→ **Instructions to follow**
Drop every picture, then transcribe the remaining data exactly.

→ **Dataset content**
▬▬▬

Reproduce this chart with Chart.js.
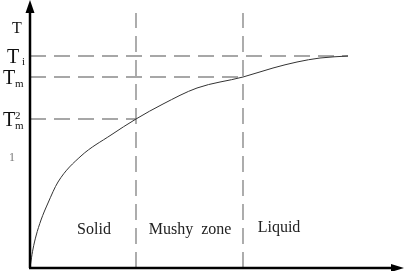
<!DOCTYPE html>
<html>
<head>
<meta charset="utf-8">
<script src="https://cdn.jsdelivr.net/npm/chart.js@4"></script>
<style>
  html, body { margin: 0; padding: 0; background: #fff; }
  canvas { display: block; }
</style>
</head>
<body>
<canvas id="c" width="405" height="271"></canvas>
<script>
// temperature curve (distance from left, temperature)
const curveX = [0, 1, 3, 6, 11, 18, 28, 51, 81, 106, 133, 167, 213, 243, 267, 290, 318];
const curveY = [0, 7, 19, 32, 48, 65, 86, 112, 133, 149, 164, 180, 191, 200, 206, 210, 212];

// temperature levels and where their dashed lines stop
const levelNames = ['Ti', 'Tm', 'T2m'];
const levelValues = [212, 191, 149];
const levelEnds = [318, 213, 106];

// zone boundaries and zone names
const boundaries = [106, 213];
const boundaryTop = 255;
const zoneNames = ['Solid', 'Mushy  zone', 'Liquid'];
const zoneCenters = [64, 160, 249];
const zoneLabelY = 38;

const xMax = 375, yMax = 268;

const dashStyle = { borderColor: '#8a8a8a', borderWidth: 1.4, borderDash: [16, 8], pointRadius: 0, fill: false };

const datasets = [{
  data: curveX.map((x, i) => ({ x, y: curveY[i] })),
  borderColor: '#333',
  borderWidth: 1,
  pointRadius: 0,
  cubicInterpolationMode: 'monotone',
  fill: false,
}];
levelValues.forEach((v, i) => {
  datasets.push(Object.assign({ data: [{ x: 0, y: v }, { x: levelEnds[i], y: v }] }, dashStyle));
});
boundaries.forEach(b => {
  datasets.push(Object.assign({ data: [{ x: b, y: 0 }, { x: b, y: boundaryTop }] }, dashStyle));
});

const decor = {
  id: 'decor',
  afterDatasetsDraw(chart) {
    const ctx = chart.ctx;
    const xs = chart.scales.x, ys = chart.scales.y;
    const x0 = xs.getPixelForValue(0), y0 = ys.getPixelForValue(0);
    ctx.save();
    // axes
    ctx.strokeStyle = '#000';
    ctx.fillStyle = '#000';
    ctx.lineWidth = 2.5;
    ctx.beginPath();
    ctx.moveTo(x0, y0); ctx.lineTo(x0, 10);
    ctx.moveTo(x0 - 1, y0); ctx.lineTo(393, y0);
    ctx.stroke();
    ctx.beginPath();
    ctx.moveTo(x0, 0); ctx.lineTo(x0 - 4.5, 13); ctx.lineTo(x0 + 4.5, 13); ctx.closePath();
    ctx.fill();
    ctx.beginPath();
    ctx.moveTo(404, y0); ctx.lineTo(391, y0 - 4); ctx.lineTo(391, y0 + 4); ctx.closePath();
    ctx.fill();

    // axis label
    ctx.fillStyle = '#111';
    ctx.textBaseline = 'alphabetic';
    ctx.textAlign = 'left';
    ctx.font = '16px "Liberation Serif", serif';
    ctx.fillText('T', 12, 33);

    // level labels
    levelValues.forEach((v, i) => {
      const py = ys.getPixelForValue(v);
      const base = py + 7;
      const tx = levelNames[i] === 'Ti' ? 7 : 3;
      ctx.font = '20px "Liberation Serif", serif';
      ctx.fillText('T', tx, base);
      ctx.font = '11px "Liberation Serif", serif';
      if (levelNames[i] === 'Ti') {
        ctx.fillText('i', tx + 15, base + 2);
      } else if (levelNames[i] === 'Tm') {
        ctx.fillText('m', tx + 12, base + 3);
      } else {
        ctx.fillText('2', tx + 12, base - 7);
        ctx.fillText('m', tx + 12, base + 3);
      }
    });
    ctx.fillStyle = '#777';
    ctx.font = '12px "Liberation Serif", serif';
    ctx.fillText('1', 9, 161);

    // zone names
    ctx.fillStyle = '#222';
    ctx.textAlign = 'center';
    ctx.textBaseline = 'middle';
    ctx.font = '16px "Liberation Serif", serif';
    zoneNames.forEach((n, i) => {
      const dy = i === 2 ? 2 : 0;
      ctx.fillText(n, xs.getPixelForValue(zoneCenters[i]), ys.getPixelForValue(zoneLabelY + dy));
    });
    ctx.restore();
  }
};

new Chart(document.getElementById('c'), {
  type: 'line',
  data: { datasets },
  options: {
    responsive: false,
    animation: false,
    layout: { padding: { left: 30, right: 0, top: 0, bottom: 3 } },
    plugins: { legend: { display: false }, tooltip: { enabled: false } },
    scales: {
      x: { type: 'linear', min: 0, max: xMax, display: false },
      y: { type: 'linear', min: 0, max: yMax, display: false }
    }
  },
  plugins: [decor]
});
</script>
</body>
</html>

▬▬▬

→ **Solution to this exercise**
Reproduce this chart with Chart.js.
<!DOCTYPE html>
<html>
<head>
<meta charset="utf-8">
<script src="https://cdn.jsdelivr.net/npm/chart.js@4"></script>
<style>
  html, body { margin: 0; padding: 0; background: #fff; }
  canvas { display: block; }
</style>
</head>
<body>
<canvas id="c" width="405" height="271"></canvas>
<script>
// temperature curve (distance from left, temperature)
const curveX = [0, 1, 3, 6, 11, 18, 28, 51, 81, 106, 133, 167, 213, 243, 267, 290, 318];
const curveY = [0, 7, 19, 32, 48, 65, 86, 112, 133, 149, 164, 180, 191, 200, 206, 210, 212];

// temperature levels and where their dashed lines stop
const levelNames = ['Ti', 'Tm', 'T2m'];
const levelValues = [212, 191, 149];
const levelEnds = [318, 213, 106];

// zone boundaries and zone names
const boundaries = [106, 213];
const boundaryTop = 255;
const zoneNames = ['Solid', 'Mushy  zone', 'Liquid'];
const zoneCenters = [64, 160, 249];
const zoneLabelY = 38;

const xMax = 375, yMax = 268;

const dashStyle = { borderColor: '#8a8a8a', borderWidth: 1.4, borderDash: [16, 8], pointRadius: 0, fill: false };

const datasets = [{
  data: curveX.map((x, i) => ({ x, y: curveY[i] })),
  borderColor: '#333',
  borderWidth: 1,
  pointRadius: 0,
  cubicInterpolationMode: 'monotone',
  fill: false,
}];
levelValues.forEach((v, i) => {
  datasets.push(Object.assign({ data: [{ x: 0, y: v }, { x: levelEnds[i], y: v }] }, dashStyle));
});
boundaries.forEach(b => {
  datasets.push(Object.assign({ data: [{ x: b, y: 0 }, { x: b, y: boundaryTop }] }, dashStyle));
});

const decor = {
  id: 'decor',
  afterDatasetsDraw(chart) {
    const ctx = chart.ctx;
    const xs = chart.scales.x, ys = chart.scales.y;
    const x0 = xs.getPixelForValue(0), y0 = ys.getPixelForValue(0);
    ctx.save();
    // axes
    ctx.strokeStyle = '#000';
    ctx.fillStyle = '#000';
    ctx.lineWidth = 2.5;
    ctx.beginPath();
    ctx.moveTo(x0, y0); ctx.lineTo(x0, 10);
    ctx.moveTo(x0 - 1, y0); ctx.lineTo(393, y0);
    ctx.stroke();
    ctx.beginPath();
    ctx.moveTo(x0, 0); ctx.lineTo(x0 - 4.5, 13); ctx.lineTo(x0 + 4.5, 13); ctx.closePath();
    ctx.fill();
    ctx.beginPath();
    ctx.moveTo(404, y0); ctx.lineTo(391, y0 - 4); ctx.lineTo(391, y0 + 4); ctx.closePath();
    ctx.fill();

    // axis label
    ctx.fillStyle = '#111';
    ctx.textBaseline = 'alphabetic';
    ctx.textAlign = 'left';
    ctx.font = '16px "Liberation Serif", serif';
    ctx.fillText('T', 12, 33);

    // level labels
    levelValues.forEach((v, i) => {
      const py = ys.getPixelForValue(v);
      const base = py + 7;
      const tx = levelNames[i] === 'Ti' ? 7 : 3;
      ctx.font = '20px "Liberation Serif", serif';
      ctx.fillText('T', tx, base);
      ctx.font = '11px "Liberation Serif", serif';
      if (levelNames[i] === 'Ti') {
        ctx.fillText('i', tx + 15, base + 2);
      } else if (levelNames[i] === 'Tm') {
        ctx.fillText('m', tx + 12, base + 3);
      } else {
        ctx.fillText('2', tx + 12, base - 7);
        ctx.fillText('m', tx + 12, base + 3);
      }
    });
    ctx.fillStyle = '#777';
    ctx.font = '12px "Liberation Serif", serif';
    ctx.fillText('1', 9, 161);

    // zone names
    ctx.fillStyle = '#222';
    ctx.textAlign = 'center';
    ctx.textBaseline = 'middle';
    ctx.font = '16px "Liberation Serif", serif';
    zoneNames.forEach((n, i) => {
      const dy = i === 2 ? 2 : 0;
      ctx.fillText(n, xs.getPixelForValue(zoneCenters[i]), ys.getPixelForValue(zoneLabelY + dy));
    });
    ctx.restore();
  }
};

new Chart(document.getElementById('c'), {
  type: 'line',
  data: { datasets },
  options: {
    responsive: false,
    animation: false,
    layout: { padding: { left: 30, right: 0, top: 0, bottom: 3 } },
    plugins: { legend: { display: false }, tooltip: { enabled: false } },
    scales: {
      x: { type: 'linear', min: 0, max: xMax, display: false },
      y: { type: 'linear', min: 0, max: yMax, display: false }
    }
  },
  plugins: [decor]
});
</script>
</body>
</html>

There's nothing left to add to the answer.